Given task:
In the lines below, output everything from the first line through the line containing "0.15, 0.35, 0.45, 0.3, 0.12, 0.1, 0.1, 0.12, 0.1, 0.12, 0.1]" exactly as it is. Pictures are not part of the output.

Data excerpt:
• • • •

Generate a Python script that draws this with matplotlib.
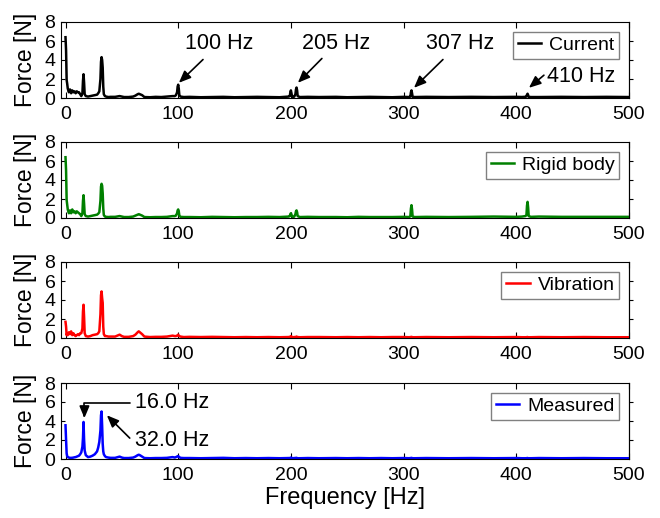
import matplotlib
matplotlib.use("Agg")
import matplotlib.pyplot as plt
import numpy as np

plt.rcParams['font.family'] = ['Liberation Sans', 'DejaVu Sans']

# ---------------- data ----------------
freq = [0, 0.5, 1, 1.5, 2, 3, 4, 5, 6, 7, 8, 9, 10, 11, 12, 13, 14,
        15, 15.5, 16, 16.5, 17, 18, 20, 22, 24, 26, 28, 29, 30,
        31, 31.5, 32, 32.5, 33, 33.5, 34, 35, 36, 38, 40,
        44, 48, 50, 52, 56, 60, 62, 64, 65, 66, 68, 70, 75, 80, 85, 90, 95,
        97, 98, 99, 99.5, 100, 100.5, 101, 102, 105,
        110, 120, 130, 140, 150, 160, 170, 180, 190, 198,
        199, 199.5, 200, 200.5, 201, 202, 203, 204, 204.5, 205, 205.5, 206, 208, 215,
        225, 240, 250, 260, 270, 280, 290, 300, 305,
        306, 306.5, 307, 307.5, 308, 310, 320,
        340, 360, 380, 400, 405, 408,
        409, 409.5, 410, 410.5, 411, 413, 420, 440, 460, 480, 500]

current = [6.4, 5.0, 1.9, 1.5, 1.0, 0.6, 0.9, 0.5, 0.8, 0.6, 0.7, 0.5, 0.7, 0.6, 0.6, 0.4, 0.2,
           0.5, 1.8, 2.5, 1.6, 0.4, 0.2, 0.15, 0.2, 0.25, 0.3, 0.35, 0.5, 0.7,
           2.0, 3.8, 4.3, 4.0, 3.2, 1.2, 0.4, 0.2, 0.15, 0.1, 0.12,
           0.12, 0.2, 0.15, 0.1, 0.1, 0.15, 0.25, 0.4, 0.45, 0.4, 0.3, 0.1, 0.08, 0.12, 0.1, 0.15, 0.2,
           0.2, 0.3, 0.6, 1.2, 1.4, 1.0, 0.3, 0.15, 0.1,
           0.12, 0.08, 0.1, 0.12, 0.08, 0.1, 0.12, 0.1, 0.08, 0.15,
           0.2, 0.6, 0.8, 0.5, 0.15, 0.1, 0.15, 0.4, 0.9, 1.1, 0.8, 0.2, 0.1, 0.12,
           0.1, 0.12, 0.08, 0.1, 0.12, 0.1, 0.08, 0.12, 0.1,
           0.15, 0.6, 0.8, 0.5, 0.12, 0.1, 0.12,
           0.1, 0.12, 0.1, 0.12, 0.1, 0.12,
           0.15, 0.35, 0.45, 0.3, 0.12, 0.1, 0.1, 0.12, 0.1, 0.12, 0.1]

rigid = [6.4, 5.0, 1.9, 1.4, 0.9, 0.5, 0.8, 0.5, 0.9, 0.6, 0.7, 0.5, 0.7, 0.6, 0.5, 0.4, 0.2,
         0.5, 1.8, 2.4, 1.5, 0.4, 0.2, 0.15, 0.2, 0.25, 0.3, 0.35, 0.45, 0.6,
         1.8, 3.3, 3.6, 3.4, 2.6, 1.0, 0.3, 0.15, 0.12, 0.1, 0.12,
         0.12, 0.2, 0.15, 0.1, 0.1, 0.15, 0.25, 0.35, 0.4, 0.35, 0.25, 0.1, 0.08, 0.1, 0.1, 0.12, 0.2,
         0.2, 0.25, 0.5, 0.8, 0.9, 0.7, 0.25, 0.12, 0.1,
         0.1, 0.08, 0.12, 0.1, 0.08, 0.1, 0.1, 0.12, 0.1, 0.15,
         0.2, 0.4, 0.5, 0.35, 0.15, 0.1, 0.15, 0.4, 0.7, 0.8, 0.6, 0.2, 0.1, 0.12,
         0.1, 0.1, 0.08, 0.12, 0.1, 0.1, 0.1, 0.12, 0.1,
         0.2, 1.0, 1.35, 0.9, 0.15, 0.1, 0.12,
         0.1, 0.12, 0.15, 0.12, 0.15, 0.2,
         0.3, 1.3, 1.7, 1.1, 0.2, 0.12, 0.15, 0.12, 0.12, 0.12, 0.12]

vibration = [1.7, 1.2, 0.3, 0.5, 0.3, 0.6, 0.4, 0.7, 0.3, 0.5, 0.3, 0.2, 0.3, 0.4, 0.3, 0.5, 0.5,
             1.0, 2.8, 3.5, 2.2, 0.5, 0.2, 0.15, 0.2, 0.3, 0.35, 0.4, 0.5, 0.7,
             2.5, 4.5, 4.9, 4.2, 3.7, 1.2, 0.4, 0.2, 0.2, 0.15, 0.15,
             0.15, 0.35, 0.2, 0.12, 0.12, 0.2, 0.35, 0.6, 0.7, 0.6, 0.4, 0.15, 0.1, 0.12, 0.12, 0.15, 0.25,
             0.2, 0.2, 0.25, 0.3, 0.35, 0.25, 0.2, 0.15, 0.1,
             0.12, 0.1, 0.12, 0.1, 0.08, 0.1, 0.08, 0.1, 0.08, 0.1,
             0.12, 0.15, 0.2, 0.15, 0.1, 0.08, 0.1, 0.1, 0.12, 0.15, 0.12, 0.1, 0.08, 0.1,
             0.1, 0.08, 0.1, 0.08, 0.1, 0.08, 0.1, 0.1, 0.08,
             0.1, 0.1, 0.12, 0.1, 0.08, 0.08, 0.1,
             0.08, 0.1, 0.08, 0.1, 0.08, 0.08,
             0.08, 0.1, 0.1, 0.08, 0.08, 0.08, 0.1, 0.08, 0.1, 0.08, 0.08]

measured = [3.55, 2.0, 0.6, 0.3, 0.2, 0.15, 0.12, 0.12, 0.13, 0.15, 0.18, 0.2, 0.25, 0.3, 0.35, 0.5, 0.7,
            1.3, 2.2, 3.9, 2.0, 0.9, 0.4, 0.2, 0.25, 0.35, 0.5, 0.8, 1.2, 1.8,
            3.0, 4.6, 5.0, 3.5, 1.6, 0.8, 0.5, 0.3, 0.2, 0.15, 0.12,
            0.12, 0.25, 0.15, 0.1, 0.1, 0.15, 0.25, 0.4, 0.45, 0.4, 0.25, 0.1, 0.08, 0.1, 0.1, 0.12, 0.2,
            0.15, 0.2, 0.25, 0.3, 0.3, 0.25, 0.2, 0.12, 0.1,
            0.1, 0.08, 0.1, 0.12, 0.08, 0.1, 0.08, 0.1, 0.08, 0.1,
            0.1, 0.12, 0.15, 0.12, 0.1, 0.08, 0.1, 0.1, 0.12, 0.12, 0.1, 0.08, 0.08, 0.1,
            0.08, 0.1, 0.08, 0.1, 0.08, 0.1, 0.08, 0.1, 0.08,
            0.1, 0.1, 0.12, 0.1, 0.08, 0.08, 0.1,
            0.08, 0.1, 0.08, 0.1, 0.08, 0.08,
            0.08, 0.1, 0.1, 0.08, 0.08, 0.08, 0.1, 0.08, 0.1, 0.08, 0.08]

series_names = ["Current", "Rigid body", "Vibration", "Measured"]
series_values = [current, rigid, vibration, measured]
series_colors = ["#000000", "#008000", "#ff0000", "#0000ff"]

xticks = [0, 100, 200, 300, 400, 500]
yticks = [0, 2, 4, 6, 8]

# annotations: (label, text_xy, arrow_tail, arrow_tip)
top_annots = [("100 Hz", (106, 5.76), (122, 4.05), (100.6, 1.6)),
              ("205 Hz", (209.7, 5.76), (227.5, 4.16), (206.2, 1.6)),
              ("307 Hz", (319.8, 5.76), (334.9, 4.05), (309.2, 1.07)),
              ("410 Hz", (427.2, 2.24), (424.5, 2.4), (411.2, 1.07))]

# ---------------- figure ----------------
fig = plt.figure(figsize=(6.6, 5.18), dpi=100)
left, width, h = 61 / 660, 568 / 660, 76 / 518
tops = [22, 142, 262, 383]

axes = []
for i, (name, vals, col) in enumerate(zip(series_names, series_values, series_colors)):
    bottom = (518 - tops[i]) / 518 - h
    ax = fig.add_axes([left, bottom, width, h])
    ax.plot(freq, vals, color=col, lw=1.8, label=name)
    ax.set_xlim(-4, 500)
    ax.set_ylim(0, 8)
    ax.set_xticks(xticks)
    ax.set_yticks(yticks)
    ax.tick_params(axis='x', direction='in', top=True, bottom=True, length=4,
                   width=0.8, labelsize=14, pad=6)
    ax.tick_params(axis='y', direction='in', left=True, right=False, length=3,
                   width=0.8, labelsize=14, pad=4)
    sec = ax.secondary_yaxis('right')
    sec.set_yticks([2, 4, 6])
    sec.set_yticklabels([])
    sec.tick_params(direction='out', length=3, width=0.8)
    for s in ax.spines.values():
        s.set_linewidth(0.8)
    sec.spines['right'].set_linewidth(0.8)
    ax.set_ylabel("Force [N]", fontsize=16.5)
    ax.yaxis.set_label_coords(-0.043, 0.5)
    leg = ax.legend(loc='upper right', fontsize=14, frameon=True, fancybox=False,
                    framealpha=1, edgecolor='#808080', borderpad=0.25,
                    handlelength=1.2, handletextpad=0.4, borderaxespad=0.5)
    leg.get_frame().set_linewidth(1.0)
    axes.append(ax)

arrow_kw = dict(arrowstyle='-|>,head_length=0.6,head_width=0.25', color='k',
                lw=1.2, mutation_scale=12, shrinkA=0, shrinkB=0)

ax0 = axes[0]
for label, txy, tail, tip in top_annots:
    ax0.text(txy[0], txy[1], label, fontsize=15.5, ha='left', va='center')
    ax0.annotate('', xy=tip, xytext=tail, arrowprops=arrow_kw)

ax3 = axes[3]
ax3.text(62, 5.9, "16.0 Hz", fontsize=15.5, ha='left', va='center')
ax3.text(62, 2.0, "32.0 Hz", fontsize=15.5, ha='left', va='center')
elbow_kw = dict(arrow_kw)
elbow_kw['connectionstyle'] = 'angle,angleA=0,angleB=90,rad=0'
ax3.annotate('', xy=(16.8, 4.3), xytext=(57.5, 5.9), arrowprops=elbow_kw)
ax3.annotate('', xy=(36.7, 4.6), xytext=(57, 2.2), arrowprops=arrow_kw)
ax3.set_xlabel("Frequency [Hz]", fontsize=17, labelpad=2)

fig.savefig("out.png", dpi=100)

• • • •

Correct response:
Generate a Python script that draws this with matplotlib.
import matplotlib
matplotlib.use("Agg")
import matplotlib.pyplot as plt
import numpy as np

plt.rcParams['font.family'] = ['Liberation Sans', 'DejaVu Sans']

# ---------------- data ----------------
freq = [0, 0.5, 1, 1.5, 2, 3, 4, 5, 6, 7, 8, 9, 10, 11, 12, 13, 14,
        15, 15.5, 16, 16.5, 17, 18, 20, 22, 24, 26, 28, 29, 30,
        31, 31.5, 32, 32.5, 33, 33.5, 34, 35, 36, 38, 40,
        44, 48, 50, 52, 56, 60, 62, 64, 65, 66, 68, 70, 75, 80, 85, 90, 95,
        97, 98, 99, 99.5, 100, 100.5, 101, 102, 105,
        110, 120, 130, 140, 150, 160, 170, 180, 190, 198,
        199, 199.5, 200, 200.5, 201, 202, 203, 204, 204.5, 205, 205.5, 206, 208, 215,
        225, 240, 250, 260, 270, 280, 290, 300, 305,
        306, 306.5, 307, 307.5, 308, 310, 320,
        340, 360, 380, 400, 405, 408,
        409, 409.5, 410, 410.5, 411, 413, 420, 440, 460, 480, 500]

current = [6.4, 5.0, 1.9, 1.5, 1.0, 0.6, 0.9, 0.5, 0.8, 0.6, 0.7, 0.5, 0.7, 0.6, 0.6, 0.4, 0.2,
           0.5, 1.8, 2.5, 1.6, 0.4, 0.2, 0.15, 0.2, 0.25, 0.3, 0.35, 0.5, 0.7,
           2.0, 3.8, 4.3, 4.0, 3.2, 1.2, 0.4, 0.2, 0.15, 0.1, 0.12,
           0.12, 0.2, 0.15, 0.1, 0.1, 0.15, 0.25, 0.4, 0.45, 0.4, 0.3, 0.1, 0.08, 0.12, 0.1, 0.15, 0.2,
           0.2, 0.3, 0.6, 1.2, 1.4, 1.0, 0.3, 0.15, 0.1,
           0.12, 0.08, 0.1, 0.12, 0.08, 0.1, 0.12, 0.1, 0.08, 0.15,
           0.2, 0.6, 0.8, 0.5, 0.15, 0.1, 0.15, 0.4, 0.9, 1.1, 0.8, 0.2, 0.1, 0.12,
           0.1, 0.12, 0.08, 0.1, 0.12, 0.1, 0.08, 0.12, 0.1,
           0.15, 0.6, 0.8, 0.5, 0.12, 0.1, 0.12,
           0.1, 0.12, 0.1, 0.12, 0.1, 0.12,
           0.15, 0.35, 0.45, 0.3, 0.12, 0.1, 0.1, 0.12, 0.1, 0.12, 0.1]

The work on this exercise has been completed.